La premier e FdI provano a tenere l'irritazione a freno: però trapela lo stesso. L'intera maggioranza tenta di minimizzare e ridurre la bomba a un petardo, classico caso di equivoco e interpretazione sbagliata: non ci riesce neanche un po’. 

Il ministro Giorgetti si è assunto il ruolo del bambino della favola: ha detto molto forte e molto chiaro che il re, in questo caso anzi la regina, è nuda. Ha detto una verità nota a tutti ma che sulla quale tutti, soprattutto governo e maggioranza, preferivano di gran lunga glissare: servono soldi, ne serviranno tanti e non possono venire fuori se non dalle tasche di chi in questi anni ha fatto quattrini a valanga. Sotto forma di tassa o di contributo poco importa. Il concetto cambia, sia chiaro, ma cambia fino a un certo punto. Comunque per l’ideologia della destra italiana si tratta di una bestemmia. Comunque, a fronte delle promesse elettorali, si tratta di imboccare la strada opposta.

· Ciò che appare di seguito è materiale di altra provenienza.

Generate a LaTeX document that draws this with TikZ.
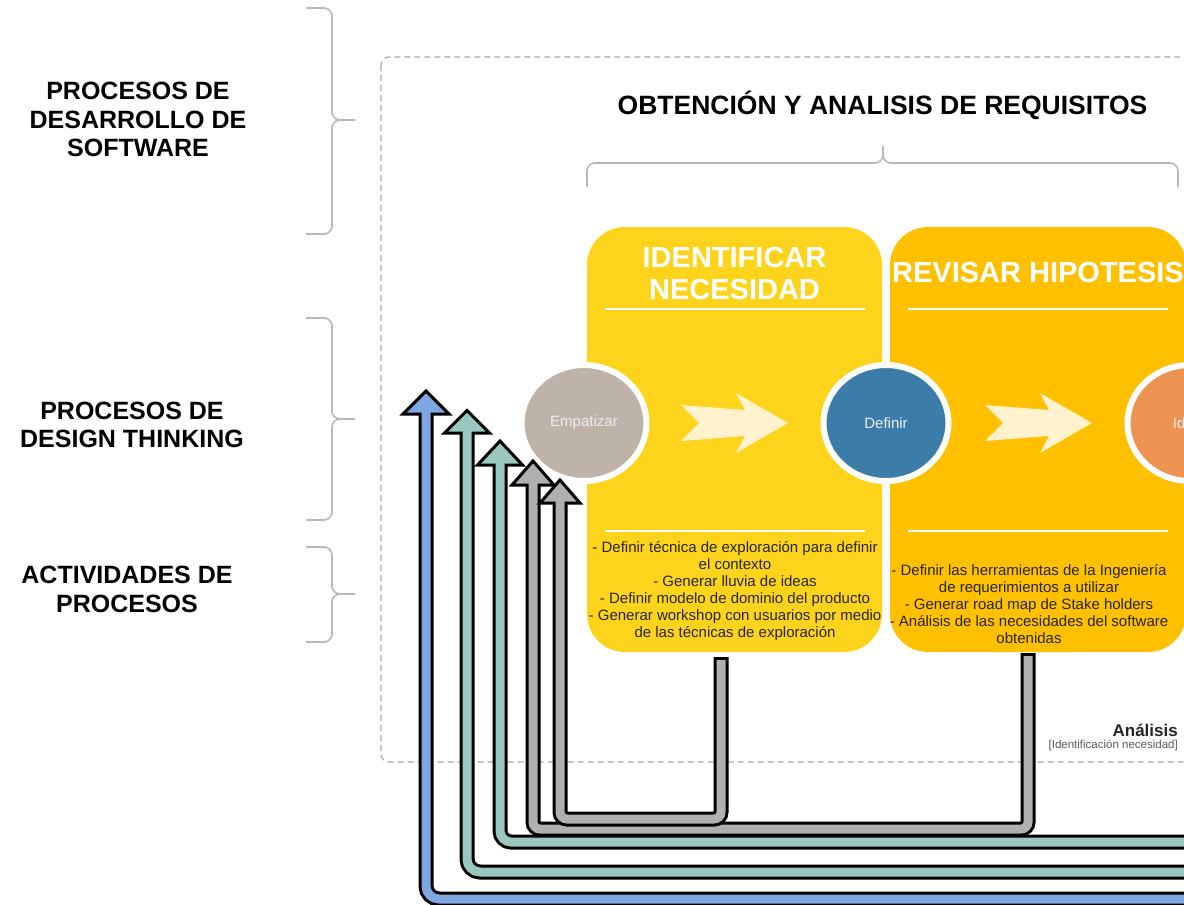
\documentclass[tikz,border=0pt]{standalone}
\usepackage{fontspec}
\setmainfont{Liberation Sans}
\usetikzlibrary{shapes.geometric,calc}
\definecolor{boxA}{HTML}{FDD31C}
\definecolor{boxB}{HTML}{FFC000}
\definecolor{cream}{HTML}{FFF2CC}
\definecolor{empC}{HTML}{BDB3A9}
\definecolor{defC}{HTML}{3B7CA8}
\definecolor{ideC}{HTML}{EE9352}
\definecolor{blueA}{HTML}{7EA6E0}
\definecolor{tealA}{HTML}{9AC7BF}
\definecolor{grayA}{HTML}{B0B0B0}
\definecolor{braceC}{HTML}{B8B8B8}
\definecolor{dashC}{HTML}{A8A8A8}
\definecolor{txtC}{HTML}{262626}
\begin{document}
\begin{tikzpicture}[x=1pt,y=-1pt,
  lbl/.style={font=\bfseries\fontsize{25}{28.5}\selectfont, align=center, inner sep=0pt},
  bracestyle/.style={draw=braceC, line width=1.6pt, rounded corners=8pt},
  frame/.style={draw=dashC, line width=1.2pt, dash pattern=on 6pt off 4pt, rounded corners=8pt},
  phase/.style={rectangle, rounded corners=38pt, minimum height=425pt, inner sep=0pt},
  phasetitle/.style={text=white, font=\bfseries\fontsize{29}{32}\selectfont, align=center, inner sep=0pt},
  rulew/.style={draw=white, line width=2pt},
  dt/.style={ellipse, draw=white, line width=6pt, minimum width=125pt, minimum height=116pt, inner sep=0pt, text=white!93!black, font=\fontsize{15}{17}\selectfont},
  acts/.style={font=\fontsize{15}{17}\selectfont, align=center, text=txtC, inner sep=0pt},
  shaftout/.style={draw=black, line width=15pt},
  shaftin/.style={line width=9pt},
  headst/.style={draw=black, line width=3pt, line join=miter},
]
\useasboundingbox (0,0) rectangle (1184,905);
\clip (0,0) rectangle (1184,905);

% left labels and braces
\node[lbl] (l1) at (138,119.5) {PROCESOS DE\\DESARROLLO DE\\SOFTWARE};
\node[lbl] (l2) at (132,425) {PROCESOS DE\\DESIGN THINKING};
\node[lbl] (l3) at (127,589.5) {ACTIVIDADES DE\\PROCESOS};
\draw[bracestyle] (306,8) -| (332,120) -- (355,120);
\draw[bracestyle] (306,234) -| (332,120) -- (355,120);
\draw[bracestyle] (306,318) -| (332,419) -- (355,419);
\draw[bracestyle] (306,520) -| (332,419) -- (355,419);
\draw[bracestyle] (306,547) -| (332,594) -- (355,594);
\draw[bracestyle] (306,642) -| (332,594) -- (355,594);

% frame
\draw[frame] (381,57) rectangle (1210,762);
\node[font=\bfseries\fontsize{26.5}{30}\selectfont, inner sep=0pt] (title) at (882.5,105) {OBTENCIÓN Y ANALISIS DE REQUISITOS};
\draw[bracestyle] (587,187) |- (883,163) -- (883,146);
\draw[bracestyle] (1178,187) |- (883,163) -- (883,146);

% phases
\node[phase, fill=boxA, minimum width=295pt] (idn) at (734.5,439.5) {};
\node[phase, fill=boxB, minimum width=296pt] (rev) at (1038,439.5) {};
\node[phasetitle] (idnT) at (734.5,274) {IDENTIFICAR\\NECESIDAD};
\node[phasetitle] (revT) at (1038,273) {REVISAR HIPOTESIS};
\draw[rulew] (605,309) -- (865,309);
\draw[rulew] (908,309) -- (1168,309);
\draw[rulew] (605,531) -- (865,531);
\draw[rulew] (908,531) -- (1168,531);

% chevrons
\fill[cream] (681,405) -- (745,410) -- (736,393) -- (788,423) -- (736,453) -- (745,436) -- (681,441) -- (699,423) -- cycle;
\fill[cream, xshift=304pt] (681,405) -- (745,410) -- (736,393) -- (788,423) -- (736,453) -- (745,436) -- (681,441) -- (699,423) -- cycle;

% design thinking steps
\node[dt, fill=empC] (emp) at (584,423) {Empatizar};
\node[dt, fill=defC] (def) at (886,423) {Definir};
\node[dt, fill=ideC] (ide) at (1190,423) {Idear};

% activities
\node[acts] (a1) at (735,591) {- Definir técnica de exploración para definir\\el contexto\\- Generar lluvia de ideas\\- Definir modelo de dominio del producto\\- Generar workshop con usuarios por medio\\de las técnicas de exploración};
\node[acts] (a2) at (1029,604) {- Definir las herramientas de la Ingeniería\\de requerimientos a utilizar\\- Generar road map de Stake holders\\- Análisis de las necesidades del software\\obtenidas};

\node[anchor=east, font=\bfseries\fontsize{17}{19}\selectfont, text=txtC, inner sep=0pt] (an) at (1178,730) {Análisis};
\node[anchor=east, font=\fontsize{11.5}{13}\selectfont, text=black!65, inner sep=0pt] (an2) at (1178,745) {[Identificación necesidad]};

% feedback arrows
\coordinate (bS) at (1200,899); \coordinate (bB) at (426,414);
\coordinate (t1S) at (1200,872); \coordinate (t1B) at (467,433);
\coordinate (t2S) at (1200,842); \coordinate (t2B) at (500,465);
\coordinate (g1S) at (1028,653); \coordinate (g1B) at (533,485);
\coordinate (g2S) at (721,657); \coordinate (g2B) at (560,503);

% blue
\draw[shaftout, rounded corners=13pt] (bS) -| (bB);
\filldraw[headst, fill=blueA] ($(bB)+(-23,0)$) -- ($(bB)+(0,-23)$) -- ($(bB)+(23,0)$) -- cycle;
\draw[shaftin, blueA, rounded corners=13pt] (bS) -| ($(bB)+(0,-3)$);
% teal 1
\draw[shaftout, rounded corners=13pt] (t1S) -| (t1B);
\filldraw[headst, fill=tealA] ($(t1B)+(-22.5,0)$) -- ($(t1B)+(0,-22.5)$) -- ($(t1B)+(22.5,0)$) -- cycle;
\draw[shaftin, tealA, rounded corners=13pt] (t1S) -| ($(t1B)+(0,-3)$);
% teal 2
\draw[shaftout, rounded corners=11pt] (t2S) -| (t2B);
\filldraw[headst, fill=tealA] ($(t2B)+(-22.5,0)$) -- ($(t2B)+(0,-24)$) -- ($(t2B)+(22.5,0)$) -- cycle;
\draw[shaftin, tealA, rounded corners=11pt] (t2S) -| ($(t2B)+(0,-3)$);
% gray 1
\draw[shaftout, rounded corners=7pt] (g1S) -- (1028,829) -| (g1B);
\filldraw[headst, fill=grayA] ($(g1B)+(-21,0)$) -- ($(g1B)+(0,-24)$) -- ($(g1B)+(21,0)$) -- cycle;
\draw[shaftin, grayA, rounded corners=7pt] ($(g1S)+(0,3)$) -- (1028,829) -| ($(g1B)+(0,-3)$);
% gray 2
\draw[shaftout, rounded corners=7pt] (g2S) -- (721,819) -| (g2B);
\filldraw[headst, fill=grayA] ($(g2B)+(-20,0)$) -- ($(g2B)+(0,-23)$) -- ($(g2B)+(20,0)$) -- cycle;
\draw[shaftin, grayA, rounded corners=7pt] ($(g2S)+(0,3)$) -- (721,819) -| ($(g2B)+(0,-3)$);
\end{tikzpicture}
\end{document}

Non è solo questione di manovra. I 25 miliardi necessari per coprire la legge di bilancio in qualche modo si troveranno. Se tutto si riducesse a questo la tempesta sarebbe tutto sommato contenuta. Ma la partita va molto oltre e non certo a caso per giustificare il suo affondo, tanto profondo che minimizzare è risibile, il ministro ha citato il rientro nel parametro sul deficit entro il 2026. Lo sforzo eccezionale che Giorgetti ritiene si debba chiedere «non solo agli individui ma alle aziende grandi, medie e piccole» è di lungo periodo. Non si rivolverà trovando fortunosamente i fondi necessari per la prossima legge di bilancio. Non è neppure tutto qui.

Tra le due opzioni consentite dall'Europa, il rientro in 4 o in 7 anni, l'Italia ha ovviamente chiesto la seconda. Ma si tratta di una richiesta, non di un automatismo. La dilazione sarà certamente concessa ma non a costo zero e quel costo è per ora un'incognita. Si sa che, per concedere il rientro in 7 anni, la Commissione chiederà riforme significative, ma quali e quanto dolorose è oggetto di una trattativa che deve ancora iniziare. Non è escluso che il ministro, esponendosi così, abbia anche voluto inviare un segnale all'Europa in vista di quella trattativa.

Il problema del ministro Giorgetti e forse anche della presidente Meloni, è che la maggioranza e il governo di cui fanno parte è sintonizzata su un'altra lunghezza d'onda. Salvini e Tajani, gli arcinemici, in questo sono identici: guardano al quadro politico interno, privilegiano, per usare un eufemismo, l'effetto in termini di popolarità e da quel punto di vista per l'elettorato di destra accettare un percorso lacrime e sangue come quello che Giorgetti ha illustrato ma che è la realtà a imporre sia più che traumatico. Il ministro, circondato dalla sua maggioranza ma anche dal suo stesso partito, la Lega, ha incassato ieri un appoggio prezioso, quello del presidente di Confindustria Orsini, che si è detto disposto ad accettare sacrifici, in particolare la revisione delle Tax Expenditures «in cambio della crescita».

Quella che si prospetta e a cui mira il presidente degli industriali è in realtà un'alleanza con il governo ben più ampia, con svariati obiettivi tra i quali primeggiano la revisione radicale del Green Deal e il ritorno al nucleare di ultima generazione. A quell'alleanza la premier è molto più che solo interessata, così come lo è a evitare rotture con la Ue e anzi garantirsi piena credibilità e affidabilità a Bruxelles. Ma sinora Giorgia Meloni è riuscita, con uno spericolato esercizio di equilibrismo, a tenere letteralmente il piede in due staffe: quella della leader realista, pragmatica e lungimirante, pronta a sacrificare l'interesse propagandistico a breve in vista di un obiettivo strategico di medio periodo, ma anche quella della leader "populista", attenta soprattutto alla propaganda, disposta a dispensare a man bassa slogan che non si conciliano con la visione strategica dell'"altra Giorgia", quella che ambisce a essere una vera statista non solo italiana ma europea.

La premier gioca sulla doppia immagine su tutti i fronti ma quello indicato ieri con spietata sincerità dal suo ministro dell'Economia è il più importante di tutti, perché tocca direttamente la vita dei cittadini nel prossimi anni e perché è, con la guerra, il suo vero banco di prova. Come deciderà di comportarsi la premier, che sin qui è sempre mossa in totale accordo con le scelte austere del ministro ma che a botta calda non ha affatto gradito la sua intemerata, è forse la principale incognita. Dalla quale dipende anche la figura della premier italiana a livello europeo e il ruolo che potrà giocare su quel palcoscenico in futuro.